Task brief: Give every line back verbatim, dropping all images.

Data shown:
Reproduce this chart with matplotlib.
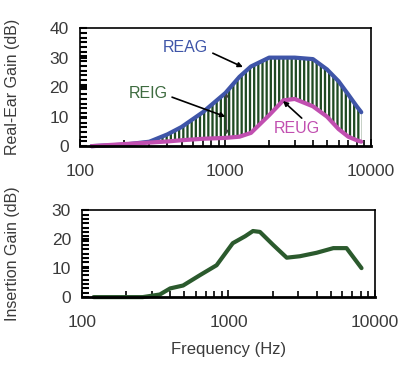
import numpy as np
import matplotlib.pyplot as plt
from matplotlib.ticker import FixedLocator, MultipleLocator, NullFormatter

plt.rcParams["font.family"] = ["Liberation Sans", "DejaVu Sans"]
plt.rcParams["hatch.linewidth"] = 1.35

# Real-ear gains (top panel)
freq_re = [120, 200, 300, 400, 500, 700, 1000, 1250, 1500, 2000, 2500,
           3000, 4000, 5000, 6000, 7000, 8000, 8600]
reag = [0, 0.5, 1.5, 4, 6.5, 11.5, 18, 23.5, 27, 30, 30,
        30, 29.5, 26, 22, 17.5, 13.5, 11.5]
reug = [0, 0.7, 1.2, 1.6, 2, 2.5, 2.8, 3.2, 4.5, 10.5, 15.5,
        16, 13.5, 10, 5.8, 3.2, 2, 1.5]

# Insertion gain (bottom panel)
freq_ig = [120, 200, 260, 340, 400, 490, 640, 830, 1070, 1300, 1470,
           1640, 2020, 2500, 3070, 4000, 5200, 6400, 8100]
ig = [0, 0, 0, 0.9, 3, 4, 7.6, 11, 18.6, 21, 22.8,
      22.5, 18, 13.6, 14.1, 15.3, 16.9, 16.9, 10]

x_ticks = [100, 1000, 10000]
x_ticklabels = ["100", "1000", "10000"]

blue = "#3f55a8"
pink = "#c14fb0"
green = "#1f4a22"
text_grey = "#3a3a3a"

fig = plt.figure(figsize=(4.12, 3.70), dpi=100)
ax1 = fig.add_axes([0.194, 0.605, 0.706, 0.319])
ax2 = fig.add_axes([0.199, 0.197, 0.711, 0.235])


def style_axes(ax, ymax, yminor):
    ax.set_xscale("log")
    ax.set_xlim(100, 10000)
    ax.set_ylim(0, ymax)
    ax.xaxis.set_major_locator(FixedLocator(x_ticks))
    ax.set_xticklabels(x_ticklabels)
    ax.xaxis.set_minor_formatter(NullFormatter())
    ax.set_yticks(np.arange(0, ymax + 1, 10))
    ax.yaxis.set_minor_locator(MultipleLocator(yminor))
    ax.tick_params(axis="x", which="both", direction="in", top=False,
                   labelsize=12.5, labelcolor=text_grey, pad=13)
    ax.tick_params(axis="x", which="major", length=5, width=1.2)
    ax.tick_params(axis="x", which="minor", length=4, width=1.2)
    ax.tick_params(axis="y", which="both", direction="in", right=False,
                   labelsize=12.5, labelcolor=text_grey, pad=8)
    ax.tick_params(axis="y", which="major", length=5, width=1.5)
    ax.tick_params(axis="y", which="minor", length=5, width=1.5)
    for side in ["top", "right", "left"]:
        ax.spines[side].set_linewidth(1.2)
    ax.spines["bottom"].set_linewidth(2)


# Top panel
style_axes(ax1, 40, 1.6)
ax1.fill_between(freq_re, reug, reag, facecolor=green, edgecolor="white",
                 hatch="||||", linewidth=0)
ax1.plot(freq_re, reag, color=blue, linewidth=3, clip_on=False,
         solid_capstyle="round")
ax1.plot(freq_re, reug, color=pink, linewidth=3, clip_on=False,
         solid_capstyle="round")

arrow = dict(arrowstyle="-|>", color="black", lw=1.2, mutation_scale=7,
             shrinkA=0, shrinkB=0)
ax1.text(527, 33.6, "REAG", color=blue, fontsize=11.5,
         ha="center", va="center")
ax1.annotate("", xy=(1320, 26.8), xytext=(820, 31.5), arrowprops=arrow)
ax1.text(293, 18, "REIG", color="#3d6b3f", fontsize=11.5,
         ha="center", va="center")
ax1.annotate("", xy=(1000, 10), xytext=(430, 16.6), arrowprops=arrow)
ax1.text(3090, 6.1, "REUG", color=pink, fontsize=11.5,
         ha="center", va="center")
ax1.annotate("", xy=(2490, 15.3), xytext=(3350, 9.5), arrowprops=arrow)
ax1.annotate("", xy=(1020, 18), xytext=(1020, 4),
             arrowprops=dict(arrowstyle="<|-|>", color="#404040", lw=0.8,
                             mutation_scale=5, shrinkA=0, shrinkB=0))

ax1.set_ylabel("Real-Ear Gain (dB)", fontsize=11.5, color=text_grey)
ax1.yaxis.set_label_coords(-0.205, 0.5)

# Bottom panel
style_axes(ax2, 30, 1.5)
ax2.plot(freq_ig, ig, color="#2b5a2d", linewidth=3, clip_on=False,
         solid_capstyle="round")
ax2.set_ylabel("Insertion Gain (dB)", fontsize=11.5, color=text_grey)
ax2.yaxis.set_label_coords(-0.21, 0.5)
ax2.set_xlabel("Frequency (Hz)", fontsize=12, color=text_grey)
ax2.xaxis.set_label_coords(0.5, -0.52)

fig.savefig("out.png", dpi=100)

Task response:
Reproduce this chart with matplotlib.
import numpy as np
import matplotlib.pyplot as plt
from matplotlib.ticker import FixedLocator, MultipleLocator, NullFormatter

plt.rcParams["font.family"] = ["Liberation Sans", "DejaVu Sans"]
plt.rcParams["hatch.linewidth"] = 1.35

# Real-ear gains (top panel)
freq_re = [120, 200, 300, 400, 500, 700, 1000, 1250, 1500, 2000, 2500,
           3000, 4000, 5000, 6000, 7000, 8000, 8600]
reag = [0, 0.5, 1.5, 4, 6.5, 11.5, 18, 23.5, 27, 30, 30,
        30, 29.5, 26, 22, 17.5, 13.5, 11.5]
reug = [0, 0.7, 1.2, 1.6, 2, 2.5, 2.8, 3.2, 4.5, 10.5, 15.5,
        16, 13.5, 10, 5.8, 3.2, 2, 1.5]

# Insertion gain (bottom panel)
freq_ig = [120, 200, 260, 340, 400, 490, 640, 830, 1070, 1300, 1470,
           1640, 2020, 2500, 3070, 4000, 5200, 6400, 8100]
ig = [0, 0, 0, 0.9, 3, 4, 7.6, 11, 18.6, 21, 22.8,
      22.5, 18, 13.6, 14.1, 15.3, 16.9, 16.9, 10]

x_ticks = [100, 1000, 10000]
x_ticklabels = ["100", "1000", "10000"]

blue = "#3f55a8"
pink = "#c14fb0"
green = "#1f4a22"
text_grey = "#3a3a3a"

fig = plt.figure(figsize=(4.12, 3.70), dpi=100)
ax1 = fig.add_axes([0.194, 0.605, 0.706, 0.319])
ax2 = fig.add_axes([0.199, 0.197, 0.711, 0.235])


def style_axes(ax, ymax, yminor):
    ax.set_xscale("log")
    ax.set_xlim(100, 10000)
    ax.set_ylim(0, ymax)
    ax.xaxis.set_major_locator(FixedLocator(x_ticks))
    ax.set_xticklabels(x_ticklabels)
    ax.xaxis.set_minor_formatter(NullFormatter())
    ax.set_yticks(np.arange(0, ymax + 1, 10))
    ax.yaxis.set_minor_locator(MultipleLocator(yminor))
    ax.tick_params(axis="x", which="both", direction="in", top=False,
                   labelsize=12.5, labelcolor=text_grey, pad=13)
    ax.tick_params(axis="x", which="major", length=5, width=1.2)
    ax.tick_params(axis="x", which="minor", length=4, width=1.2)
    ax.tick_params(axis="y", which="both", direction="in", right=False,
                   labelsize=12.5, labelcolor=text_grey, pad=8)
    ax.tick_params(axis="y", which="major", length=5, width=1.5)
    ax.tick_params(axis="y", which="minor", length=5, width=1.5)
    for side in ["top", "right", "left"]:
        ax.spines[side].set_linewidth(1.2)
    ax.spines["bottom"].set_linewidth(2)


# Top panel
style_axes(ax1, 40, 1.6)
ax1.fill_between(freq_re, reug, reag, facecolor=green, edgecolor="white",
                 hatch="||||", linewidth=0)
ax1.plot(freq_re, reag, color=blue, linewidth=3, clip_on=False,
         solid_capstyle="round")
ax1.plot(freq_re, reug, color=pink, linewidth=3, clip_on=False,
         solid_capstyle="round")

arrow = dict(arrowstyle="-|>", color="black", lw=1.2, mutation_scale=7,
             shrinkA=0, shrinkB=0)
ax1.text(527, 33.6, "REAG", color=blue, fontsize=11.5,
         ha="center", va="center")
ax1.annotate("", xy=(1320, 26.8), xytext=(820, 31.5), arrowprops=arrow)
ax1.text(293, 18, "REIG", color="#3d6b3f", fontsize=11.5,
         ha="center", va="center")
ax1.annotate("", xy=(1000, 10), xytext=(430, 16.6), arrowprops=arrow)
ax1.text(3090, 6.1, "REUG", color=pink, fontsize=11.5,
         ha="center", va="center")
ax1.annotate("", xy=(2490, 15.3), xytext=(3350, 9.5), arrowprops=arrow)
ax1.annotate("", xy=(1020, 18), xytext=(1020, 4),
             arrowprops=dict(arrowstyle="<|-|>", color="#404040", lw=0.8,
                             mutation_scale=5, shrinkA=0, shrinkB=0))

ax1.set_ylabel("Real-Ear Gain (dB)", fontsize=11.5, color=text_grey)
ax1.yaxis.set_label_coords(-0.205, 0.5)

# Bottom panel
style_axes(ax2, 30, 1.5)
ax2.plot(freq_ig, ig, color="#2b5a2d", linewidth=3, clip_on=False,
         solid_capstyle="round")
ax2.set_ylabel("Insertion Gain (dB)", fontsize=11.5, color=text_grey)
ax2.yaxis.set_label_coords(-0.21, 0.5)
ax2.set_xlabel("Frequency (Hz)", fontsize=12, color=text_grey)
ax2.xaxis.set_label_coords(0.5, -0.52)

fig.savefig("out.png", dpi=100)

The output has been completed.